The following cell builds the final full `baby_names` DataFrame. 

In [None]:
import zipfile
zf = zipfile.ZipFile(namesbystate_path, 'r')

field_names = ['State', 'Sex', 'Year', 'Name', 'Count']

def load_dataframe_from_zip(zf, f):
    with zf.open(f) as fh: 
        return pd.read_csv(fh, header=None, names=field_names)

# List comprehension
states = [
    load_dataframe_from_zip(zf, f)
    for f in sorted(zf.filelist, key=lambda x:x.filename) 
    if f.filename.endswith('.TXT')
]

baby_names = pd.concat(states).reset_index(drop=True)

In [None]:
baby_names.head()

In [None]:
len(baby_names)

## Slicing Data Frames - selecting rows and columns


### Selection Using Label

**Column Selection** 
To select a column of a `DataFrame` by column label, the safest and fastest way is to use the `.loc` [method](https://pandas.pydata.org/pandas-docs/stable/generated/pandas.DataFrame.loc.html). General usage looks like `frame.loc[rowname,colname]`. (Reminder that the colon `:` means "everything").  For example, if we want the `color` column of the `ex` data frame, we would use :

- You can also slice across columns. For example, `baby_names.loc[:, 'Name':]` would give select the columns `Name` and the columns after.

- *Alternative:* While `.loc` is invaluable when writing production code, it may be a little too verbose for interactive use. One recommended alternative is the `[]` method, which takes on the form `frame['colname']`.

**Row Selection**
Similarly, if we want to select a row by its label, we can use the same `.loc` method. In this case, the "label" of each row refers to the index (ie. primary key) of the dataframe.

In [None]:
#Example:
baby_names.loc[2:5, 'Name']

In [None]:
#Example:  Notice the difference between these two methods
baby_names.loc[2:5, ['Name']]

The `.loc` actually uses the index rather than row id to perform the selection. The previous example is just a coincidence that it matches the array slicing syntax. 

But we can always uses [`.iloc`](http://pandas.pydata.org/pandas-docs/version/0.17.0/generated/pandas.DataFrame.iloc.html) to slicing the dataframe using row id and column id.
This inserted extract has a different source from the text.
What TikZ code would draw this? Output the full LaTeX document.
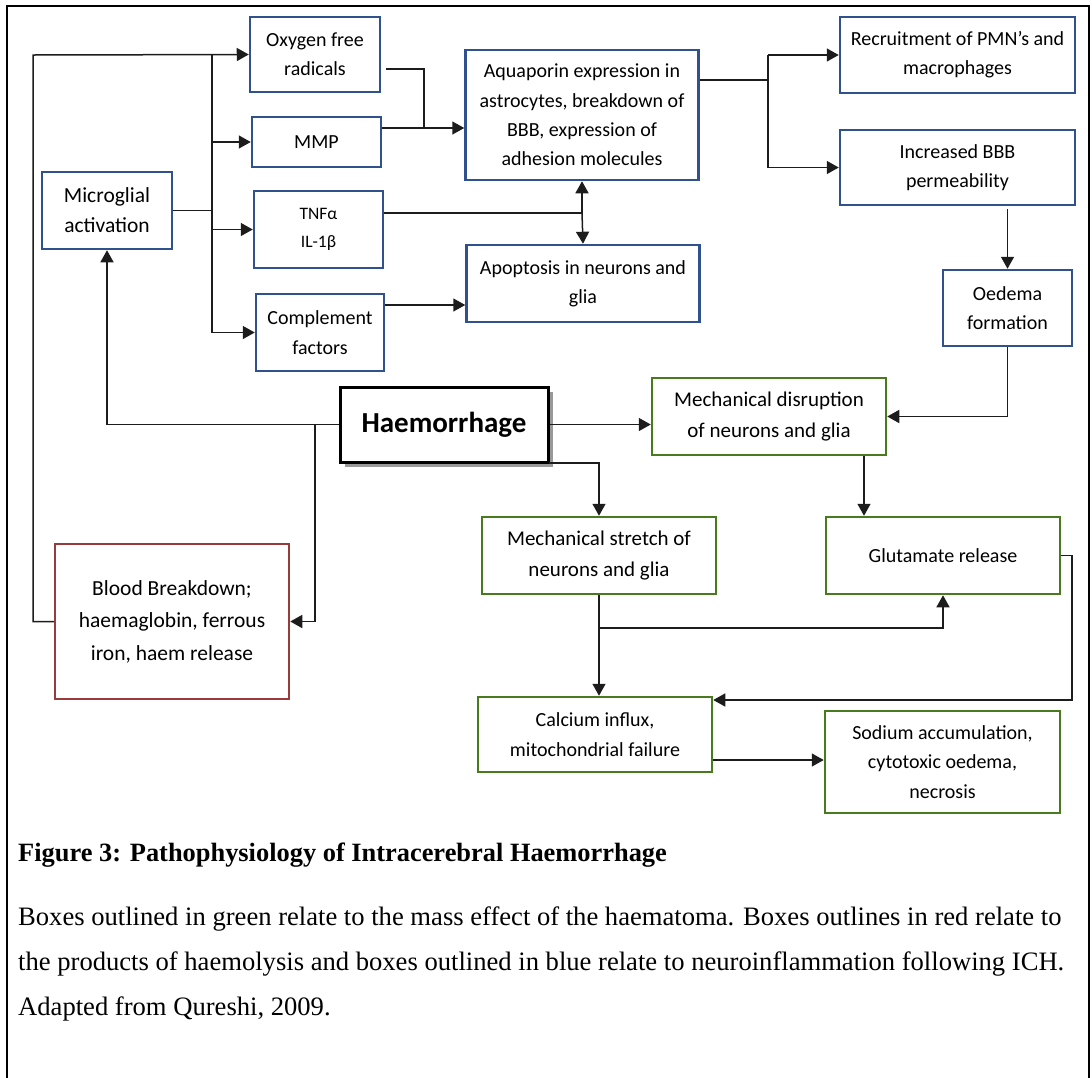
\documentclass[tikz,border=0pt]{standalone}
\usepackage{fontspec}
\setmainfont{Liberation Serif}
\newfontfamily\boxfont{Carlito}
\usetikzlibrary{arrows.meta,shadows}
\definecolor{bxblue}{HTML}{2F528F}
\definecolor{bxgreen}{HTML}{4A7A1E}
\definecolor{bxred}{HTML}{9A3B3B}
\definecolor{lnc}{HTML}{1C1C1C}
\begin{document}
\begin{tikzpicture}[x=1pt,y=-1pt,
  bx/.style={draw, line width=2.5pt, inner sep=0pt, align=center, fill=white,
    font=\boxfont\fontsize{20}{29.3}\selectfont},
  bblue/.style={bx, draw=bxblue},
  bgreen/.style={bx, draw=bxgreen, font=\boxfont\fontsize{21}{31.5}\selectfont},
  bgreens/.style={bx, draw=bxgreen},
  bred/.style={bx, draw=bxred, font=\boxfont\fontsize{21.5}{32.5}\selectfont},
  ln/.style={draw=lnc, line width=1.5pt},
  arr/.style={ln, -{Triangle[length=12pt,width=13pt]}},
]
\useasboundingbox (0,0) rectangle (1092,1077);
\draw[line width=2pt] (7,1080) -- (7,6) -- (1089,6) -- (1089,1080);

% blue boxes
\node[bblue, minimum width=130, minimum height=75] (oxy) at (315,54.5) {Oxygen free\\radicals};
\node[bblue, minimum width=129, minimum height=50] (mmp) at (316.5,142) {MMP};
\node[bblue, minimum width=129, minimum height=77, font=\boxfont\fontsize{17.5}{28}\selectfont] (tnf) at (318.5,229.5) {TNFα\\IL-1β};
\node[bblue, minimum width=128, minimum height=77] (comp) at (320,332.5) {Complement\\factors};
\node[bblue, minimum width=130, minimum height=77, font=\boxfont\fontsize{21.5}{30}\selectfont] (micro) at (107,210.5) {Microglial\\activation};
\node[bblue, minimum width=233, minimum height=130] (aqua) at (582,115) {Aquaporin expression in\\astrocytes, breakdown of\\BBB, expression of\\adhesion molecules};
\node[bblue, minimum width=233, minimum height=77] (apop) at (583,283.5) {Apoptosis in neurons and\\glia};
\node[bblue, minimum width=235, minimum height=76] (recr) at (957.5,55) {Recruitment of PMN’s and\\macrophages};
\node[bblue, minimum width=235, minimum height=75] (incr) at (957.5,167.5) {Increased BBB\\permeability};
\node[bblue, minimum width=129, minimum height=76] (oed) at (1007.5,308) {Oedema\\formation};

% haemorrhage
\node[draw=black, line width=3pt, fill=white, minimum width=208, minimum height=75, inner sep=0pt,
  font=\boxfont\bfseries\fontsize{29}{34}\selectfont,
  drop shadow={shadow xshift=5pt, shadow yshift=-5pt, fill=black!40, opacity=1}] (haem) at (444,424.5) {Haemorrhage};

% red
\node[bred, minimum width=234, minimum height=155] (blood) at (172,621.5) {Blood Breakdown;\\haemaglobin, ferrous\\iron, haem release};

% green
\node[bgreen, minimum width=234, minimum height=77] (disr) at (769,416.5) {Mechanical disruption\\of neurons and glia};
\node[bgreen, minimum width=234, minimum height=77] (stre) at (599,555.5) {Mechanical stretch of\\neurons and glia};
\node[bgreens, minimum width=234, minimum height=77] (glut) at (943,555.5) {Glutamate release};
\node[bgreens, minimum width=234, minimum height=75] (calc) at (595,734.5) {Calcium influx,\\mitochondrial failure};
\node[bgreens, minimum width=235, minimum height=102] (sodi) at (942.5,762) {Sodium accumulation,\\cytotoxic oedema,\\necrosis};

% junction coordinates
\coordinate (brT) at (212,55);
\coordinate (brB) at (212,332.5);
\coordinate (lft) at (33,55);
\coordinate (oy) at (386,69);
\coordinate (oj) at (424,128);
\coordinate (tj) at (582,213);
\coordinate (cj) at (0,305);
\coordinate (aj) at (768,80);
\coordinate (hb) at (315,424.5);
\coordinate (hs) at (549,463);
\coordinate (gx) at (864,0);
\coordinate (sj) at (599,628);
\coordinate (rj) at (1072,700);
\coordinate (sj2) at (0,760);

% microglia branches
\draw[ln] (micro.east) -- (micro.east -| brT);
\draw[ln] (brT) -- (brB);
\draw[arr] (brT |- mmp.west) -- (mmp.west);
\draw[arr] (brT |- tnf.west) -- (tnf.west);
\draw[arr] (brB) -- (comp.west);
\draw[arr] (blood.west) -| (lft) -- (oxy.west);

% to aquaporin
\draw[ln] (oy) -| (oj);
\draw[arr] (mmp.east |- oj) -- (aqua.west |- oj);
\draw[ln] (tnf.east |- tj) -- (tj);
\draw[arr] (tj) -- (aqua.south);
\draw[arr] (tj) -- (apop.north);
\draw[arr] (comp.east |- cj) -- (apop.west |- cj);

% aquaporin right
\draw[ln] (aqua.east |- aj) -- (aj);
\draw[ln] (aj |- recr.west) -- (aj |- incr.west);
\draw[arr] (aj |- recr.west) -- (recr.west);
\draw[arr] (aj |- incr.west) -- (incr.west);
\draw[arr] ([yshift=-3pt]oed.north |- incr.south) -- (oed.north);
\draw[arr] (oed.south) |- (disr.east);

% haemorrhage
\draw[arr] (haem.east) -- (disr.west |- haem.east);
\draw[arr] (haem.west) -| (micro.south);
\draw[arr] (hb) |- (blood.east);
\draw[arr] (hs) -| (stre.north);

% green flow
\draw[arr] (disr.south -| gx) -- (glut.north -| gx);
\draw[arr] (stre.south) -- (calc.north -| stre.south);
\draw[arr] (sj) -| (glut.south);
\draw[arr] (glut.east) -| (rj) -- (calc.east |- rj);
\draw[arr] (calc.east |- sj2) -- (sodi.west |- sj2);

% caption
\node[anchor=west, inner sep=0pt, font=\bfseries\fontsize{26.4}{30}\selectfont] (title) at (18,855) {Figure 3: Pathophysiology of Intracerebral Haemorrhage};
\node[anchor=north west, inner sep=0pt, align=left, font=\fontsize{26.6}{45}\selectfont] (body) at (18,907) {Boxes outlined in green relate to the mass effect of the haematoma. Boxes outlines in red relate to\\the products of haemolysis and boxes outlined in blue relate to neuroinflammation following ICH.\\Adapted from Qureshi, 2009.};
\end{tikzpicture}
\end{document}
See the following example:

In [None]:
#Example: We change the index from 0,1,2... to the Name column
df = baby_names[:5].set_index("Name") 
df

We can now lookup rows by name directly:

In [None]:
df.loc[['Mary', 'Anna'], :]

However, if we want to access rows by location we will need to use the integer loc (`iloc`) accessor:

In [None]:
#Example: 
#df.loc[2:5,"Year"] You can't do this
df.iloc[1:4,2:3]

### Question 4

Selecting multiple columns is easy.  You just need to supply a list of column names.  Select the `Name` and `Year` **in that order** from the `baby_names` table.

In [None]:
name_and_year = ...
# YOUR CODE HERE
raise NotImplementedError()

In [None]:
name_and_year[:5]

In [None]:
assert name_and_year.shape == (5933561, 2)
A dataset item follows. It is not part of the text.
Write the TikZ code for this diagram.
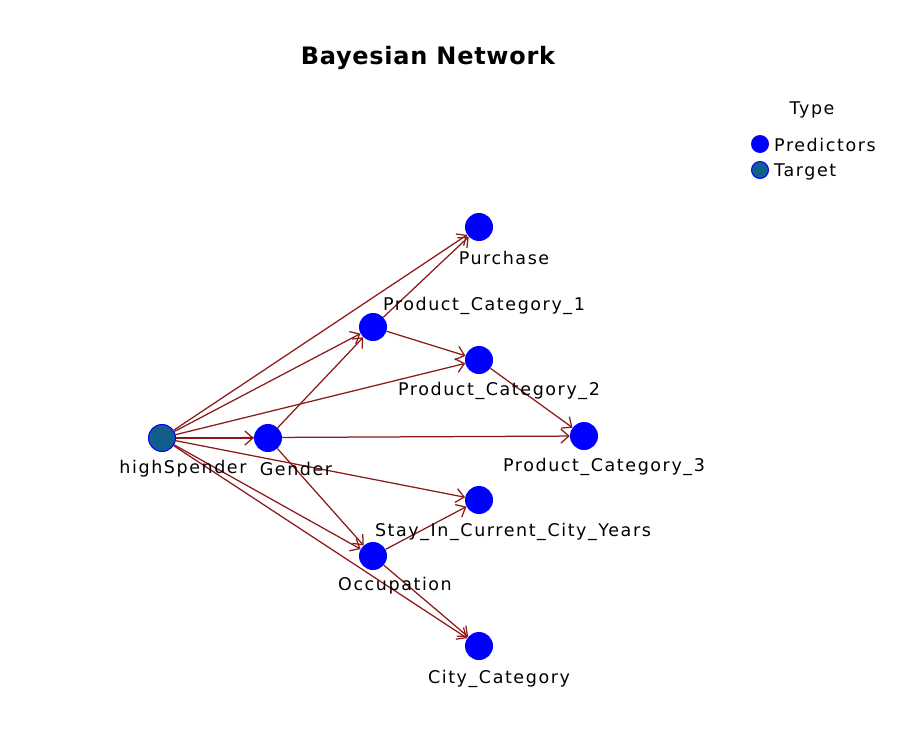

As you may have noticed above, the .loc() method is a way to re-order the columns within a dataframe.

## Filtering Data

### Filtering with boolean arrays

Filtering is the process of removing unwanted material.  In your quest for cleaner data, you will undoubtedly filter your data at some point: whether it be for clearing up cases with missing values, culling out fishy outliers, or analyzing subgroups of your data set.  Note that compound expressions have to be grouped with brackets. Example usage looks like `df[df[column name] < 5]]`.

For your reference, some commonly used comparison operators are given below.
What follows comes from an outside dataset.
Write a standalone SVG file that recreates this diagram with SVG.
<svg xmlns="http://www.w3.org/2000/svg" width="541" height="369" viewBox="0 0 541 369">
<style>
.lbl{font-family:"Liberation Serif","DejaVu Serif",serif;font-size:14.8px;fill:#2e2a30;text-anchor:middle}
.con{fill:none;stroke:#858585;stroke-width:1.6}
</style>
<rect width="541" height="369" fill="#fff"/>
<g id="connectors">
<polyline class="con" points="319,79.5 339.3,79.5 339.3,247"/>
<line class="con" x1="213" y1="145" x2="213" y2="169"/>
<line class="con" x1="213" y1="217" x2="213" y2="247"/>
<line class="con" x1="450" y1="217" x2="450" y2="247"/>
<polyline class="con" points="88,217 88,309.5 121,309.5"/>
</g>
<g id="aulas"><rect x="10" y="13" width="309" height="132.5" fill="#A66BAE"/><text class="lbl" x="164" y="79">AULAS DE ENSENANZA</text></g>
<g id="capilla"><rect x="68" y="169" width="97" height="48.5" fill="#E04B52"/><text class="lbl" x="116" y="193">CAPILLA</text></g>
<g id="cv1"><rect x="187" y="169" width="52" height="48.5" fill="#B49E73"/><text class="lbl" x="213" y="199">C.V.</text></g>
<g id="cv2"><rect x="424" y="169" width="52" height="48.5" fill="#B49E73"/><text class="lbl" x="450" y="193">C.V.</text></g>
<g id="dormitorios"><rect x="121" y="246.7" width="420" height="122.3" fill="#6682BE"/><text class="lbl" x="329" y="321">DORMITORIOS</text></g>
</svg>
Symbol | Usage      | Meaning 
------ | ---------- | -------------------------------------
==   | a == b   | Does a equal b?
<=   | a <= b   | Is a less than or equal to b?
>=   | a >= b   | Is a greater than or equal to b?
<    | a < b    | Is a less than b?
&#62;    | a &#62; b    | Is a greater than b?
~    | ~p       | Returns negation of p
&#124; | p &#124; q | p OR q
&    | p & q    | p AND q
^  | p ^ q | p XOR q (exclusive or)

In the following we construct the DataFrame containing only names registered in California

In [None]:
baby_ca = baby_names[baby_names['State'] == "CA"]

### Question 5a
Select the names in Year 2000 (for all baby_names) that have larger than 3000 counts. What do you notice?

(If you use `p & q` to filter the dataframe, make sure to use `df[df[(p) & (q)]]`)

In [None]:
baby_ca_2000 = ...
# YOUR CODE HERE
raise NotImplementedError()

In [None]:
result

## Data Aggregration (Grouping Data Frames)

### Question 6a
To count the number of instances of a value in a `Series`, we can use the `value_counts()` [method](https://pandas.pydata.org/pandas-docs/stable/generated/pandas.Series.value_counts.html) as `df["col_name"].value_counts()`. Count the number of different names for each Year in `CA` (California).  (You may use the `ca` DataFrame created above.)

**Note:** *We are not computing the number of babies but instead the number of names (rows in the table) for each year.*

In [None]:
num_of_names_per_year = ...
# YOUR CODE HERE
raise NotImplementedError()

In [None]:
num_of_names_per_year[:5]

### Question 6b
Count the number of different names for each gender in `CA`. Does the result help explaining the findings in Question 5?

In [None]:
num_of_names_per_gender = ...
# YOUR CODE HERE
raise NotImplementedError()

In [None]:
num_of_names_per_gender

### Question 7a

A more versatile way to aggregate data is to use the `.groupby()` [function](https://pandas.pydata.org/pandas-docs/stable/generated/pandas.DataFrame.groupby.html). Find the sum of `Count` for each `Name` in the `ca` table. You should use `df.groupby("col_name").sum()`. Your result should be a Pandas Series.

**Note:** *In this question we are now computing the number of registered babies with a given name.*

In [None]:
count_for_names = ...
# YOUR CODE HERE
raise NotImplementedError()

In [None]:
count_for_names.sort_values(ascending=False)[:5]

### Question 7b

Find the sum of `Count` for each female name after year 1999 (`>1999`) in California.


In [None]:
female_name_count = ...
# YOUR CODE HERE
raise NotImplementedError()

In [None]:
female_name_count.sort_values(ascending=False)[:5]

#### You are done! Remember to submit this lab on bCourses in both html and ipynb formats.